Evidemment, l’Afrique ne sera pas épargnée par l’épidémie mondiale, avec un décalage par rapport aux pays les plus avancés. La récession va les atteindre, mais tout doit être fait cependant pour démentir les sombres prévisions des Nations-Unies qui parlent d’une diminution de moitié du PIB africain. L’impact économique de l’épidémie se fera par trois canaux.
Le premier est évident, la conséquence d’une récession très forte de l’économie mondiale en 2020 et qui impactera massivement le tissu des PME, si décisives pour l’activité et l’emploi. Le second canal, c’est celui de la crise financière touchant d’abord les pays avancés mais qui aura de nombreuses conséquences en Afrique, et surtout la réticence des pays avancés qui se seront massivement endettés auparavant. Le troisième canal est l’effet déjà enregistré sur les prix des matières premières et notamment le pétrole, qui va mettre nombre de pays africains en situation d’illiquidité voire d’insolvabilité.
Comment éviter le pire ? On pense d’abord à l’immense besoin de sécurisation sanitaire à mettre en œuvre : d’après l’ONU, il faut investir 10,4 milliards de dollars dans les systèmes de santé ! Et à cet engagement urgent, il faut associer, pour limiter la crise économique, une volonté et une audace nouvelles via un investissement majeur des pays développés dont c’est évidemment l’intérêt bien senti. N’imaginons pas un instant qu’une catastrophe africaine n’aurait pas d’incidences sur les flux migratoires vers l’Europe.
Il faut maintenir la perspective d’une Afrique continent du 21ème siècle, au-delà de la pandémie, dans les discours publics et dans les actes. Pour cela, les gouvernements de ces pays doivent faire preuve à la fois de pragmatisme, de solidarité et de rupture dans les politiques économiques pour le continent dans son ensemble.
Pragmatisme, solidarité, rupture
Pragmatisme ? La pandémie pousse les pays avancés à desserrer à juste titre les contraintes financières et budgétaires et nous conduit à inventer de nouveaux modes d’intervention et de régulation. Cela doit être aussi le cas pour les pays africains qui ont tout autant que nous le droit de s’affranchir de règles qui paraissaient gravées dans le marbre. Les questions de survie sont plus décisives que des règles budgétaires ou des principes monétaires fixés pour temps calmes. Les pays africains sont fondés à mettre entre parenthèses pour quelques trimestres l’orthodoxie monétaire et budgétaire.
Solidarité ? Se rejoignent, derrière ce leitmotiv, les préoccupations centrales, pour la plupart des pays africains, de l’investissement, du financement et de la dette.
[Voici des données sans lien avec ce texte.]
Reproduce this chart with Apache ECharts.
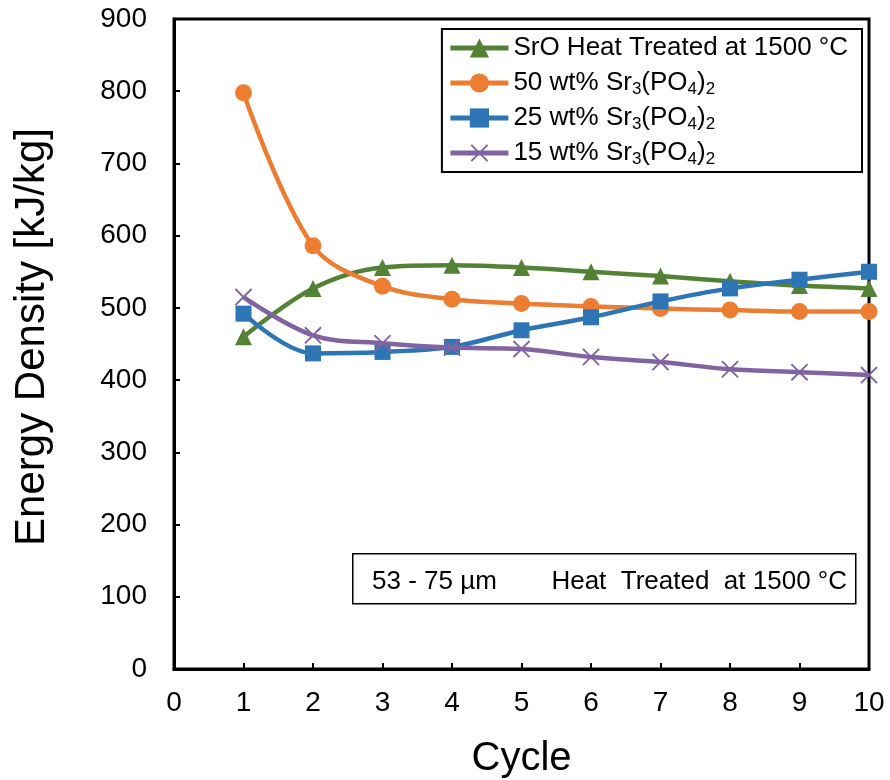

Les chiffres évoqués de soutien du FMI, 50 milliards de dollars, sont très insuffisants pour les 54 pays. N’oublions pas qu’au-delà des mesures d’urgence, il faudra relancer massivement les investissements en infrastructures dès le second semestre 2020.
Ruptures dans les politiques publiques ? Les Etats-Unis et l’Europe imaginent des plans de relance orignaux avec la volonté de retrouver une forme de souveraineté dans la capacité à produire des biens et services stratégiques sur son propre sol. Mêmes ruptures pour les gouvernements africains qui doivent également rééquilibrer leur positionnement dans les chaines de valeurs mondiales avec le souci de renforcer les transformations sur place et de permettre au secteur agricole, si décisif à tous points de vue, de se rééquilibrer notamment au bénéfice des cultures vivrières.
Il y a quelques mois, nous posions, avec les hauts responsables africains, les bases du consensus de Dakar permettant de sortir de la vision rigide et passéiste du consensus de Washington. Une exigence renforcée par la pandémie.